-- start --

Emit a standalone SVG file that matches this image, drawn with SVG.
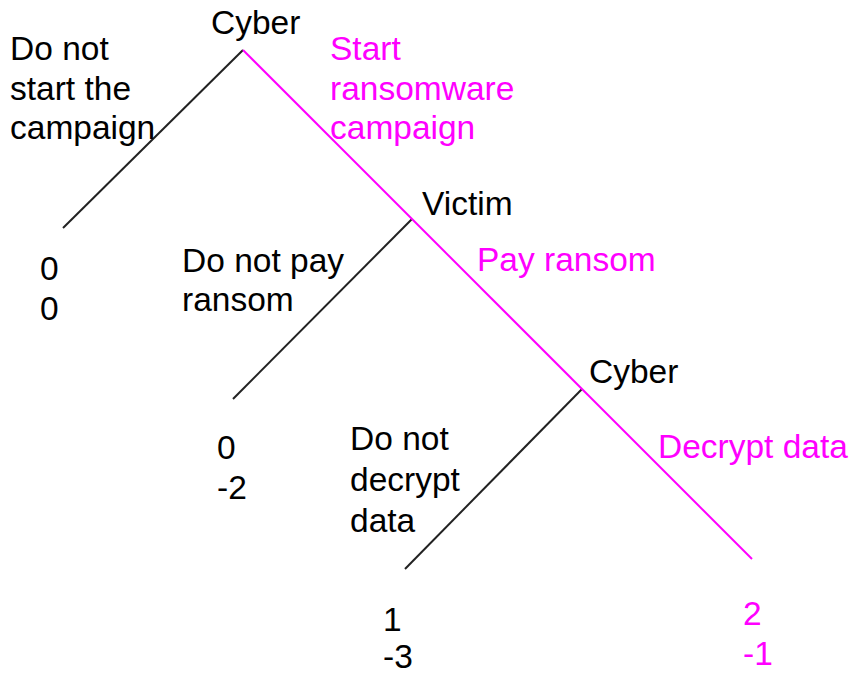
<svg xmlns="http://www.w3.org/2000/svg" width="856" height="674" viewBox="0 0 856 674">
  <style>
    text { font-family: "Liberation Sans", Arial, sans-serif; font-size: 33.5px; fill: #000; }
    text.pick { fill: #ff00ff; }
    line.move { stroke: #222; stroke-width: 2; }
    line.pick { stroke: #ff00ff; stroke-width: 2; }
  </style>
  <rect width="856" height="674" fill="#fff"/>

  <!-- branches of the game tree -->
  <g id="connectors">
    <line class="move" x1="243" y1="50" x2="63" y2="228"/>
    <line class="move" x1="412" y1="219" x2="233" y2="399"/>
    <line class="move" x1="582" y1="389" x2="405" y2="569"/>
    <line class="pick" x1="243" y1="50" x2="752" y2="559"/>
  </g>

  <!-- decision nodes -->
  <g id="node-cyber-1">
    <text x="211" y="34">Cyber</text>
  </g>
  <g id="node-victim">
    <text x="422" y="215">Victim</text>
  </g>
  <g id="node-cyber-2">
    <text x="589" y="383">Cyber</text>
  </g>

  <!-- action labels -->
  <g id="label-no-campaign">
    <text x="10" y="60">Do not</text>
    <text x="10" y="100">start the</text>
    <text x="10" y="139">campaign</text>
  </g>
  <g id="label-start-campaign">
    <text class="pick" x="330" y="60">Start</text>
    <text class="pick" x="330" y="100">ransomware</text>
    <text class="pick" x="330" y="139">campaign</text>
  </g>
  <g id="label-no-pay">
    <text x="182" y="272">Do not pay</text>
    <text x="182" y="311">ransom</text>
  </g>
  <g id="label-pay">
    <text class="pick" x="477" y="271">Pay ransom</text>
  </g>
  <g id="label-no-decrypt">
    <text x="350" y="450">Do not</text>
    <text x="350" y="491">decrypt</text>
    <text x="350" y="532">data</text>
  </g>
  <g id="label-decrypt">
    <text class="pick" x="658" y="458">Decrypt data</text>
  </g>

  <!-- payoffs -->
  <g id="payoff-1">
    <text x="40" y="280">0</text>
    <text x="40" y="320">0</text>
  </g>
  <g id="payoff-2">
    <text x="217" y="459">0</text>
    <text x="217" y="499">-2</text>
  </g>
  <g id="payoff-3">
    <text x="383" y="631">1</text>
    <text x="383" y="668">-3</text>
  </g>
  <g id="payoff-4">
    <text class="pick" x="743" y="625">2</text>
    <text class="pick" x="743" y="665">-1</text>
  </g>
</svg>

-- end --

Write the listing above out again exactly, dropping each image.

Emit a standalone SVG file that matches this image, drawn with SVG.
<svg xmlns="http://www.w3.org/2000/svg" width="856" height="674" viewBox="0 0 856 674">
  <style>
    text { font-family: "Liberation Sans", Arial, sans-serif; font-size: 33.5px; fill: #000; }
    text.pick { fill: #ff00ff; }
    line.move { stroke: #222; stroke-width: 2; }
    line.pick { stroke: #ff00ff; stroke-width: 2; }
  </style>
  <rect width="856" height="674" fill="#fff"/>

  <!-- branches of the game tree -->
  <g id="connectors">
    <line class="move" x1="243" y1="50" x2="63" y2="228"/>
    <line class="move" x1="412" y1="219" x2="233" y2="399"/>
    <line class="move" x1="582" y1="389" x2="405" y2="569"/>
    <line class="pick" x1="243" y1="50" x2="752" y2="559"/>
  </g>

  <!-- decision nodes -->
  <g id="node-cyber-1">
    <text x="211" y="34">Cyber</text>
  </g>
  <g id="node-victim">
    <text x="422" y="215">Victim</text>
  </g>
  <g id="node-cyber-2">
    <text x="589" y="383">Cyber</text>
  </g>

  <!-- action labels -->
  <g id="label-no-campaign">
    <text x="10" y="60">Do not</text>
    <text x="10" y="100">start the</text>
    <text x="10" y="139">campaign</text>
  </g>
  <g id="label-start-campaign">
    <text class="pick" x="330" y="60">Start</text>
    <text class="pick" x="330" y="100">ransomware</text>
    <text class="pick" x="330" y="139">campaign</text>
  </g>
  <g id="label-no-pay">
    <text x="182" y="272">Do not pay</text>
    <text x="182" y="311">ransom</text>
  </g>
  <g id="label-pay">
    <text class="pick" x="477" y="271">Pay ransom</text>
  </g>
  <g id="label-no-decrypt">
    <text x="350" y="450">Do not</text>
    <text x="350" y="491">decrypt</text>
    <text x="350" y="532">data</text>
  </g>
  <g id="label-decrypt">
    <text class="pick" x="658" y="458">Decrypt data</text>
  </g>

  <!-- payoffs -->
  <g id="payoff-1">
    <text x="40" y="280">0</text>
    <text x="40" y="320">0</text>
  </g>
  <g id="payoff-2">
    <text x="217" y="459">0</text>
    <text x="217" y="499">-2</text>
  </g>
  <g id="payoff-3">
    <text x="383" y="631">1</text>
    <text x="383" y="668">-3</text>
  </g>
  <g id="payoff-4">
    <text class="pick" x="743" y="625">2</text>
    <text class="pick" x="743" y="665">-1</text>
  </g>
</svg>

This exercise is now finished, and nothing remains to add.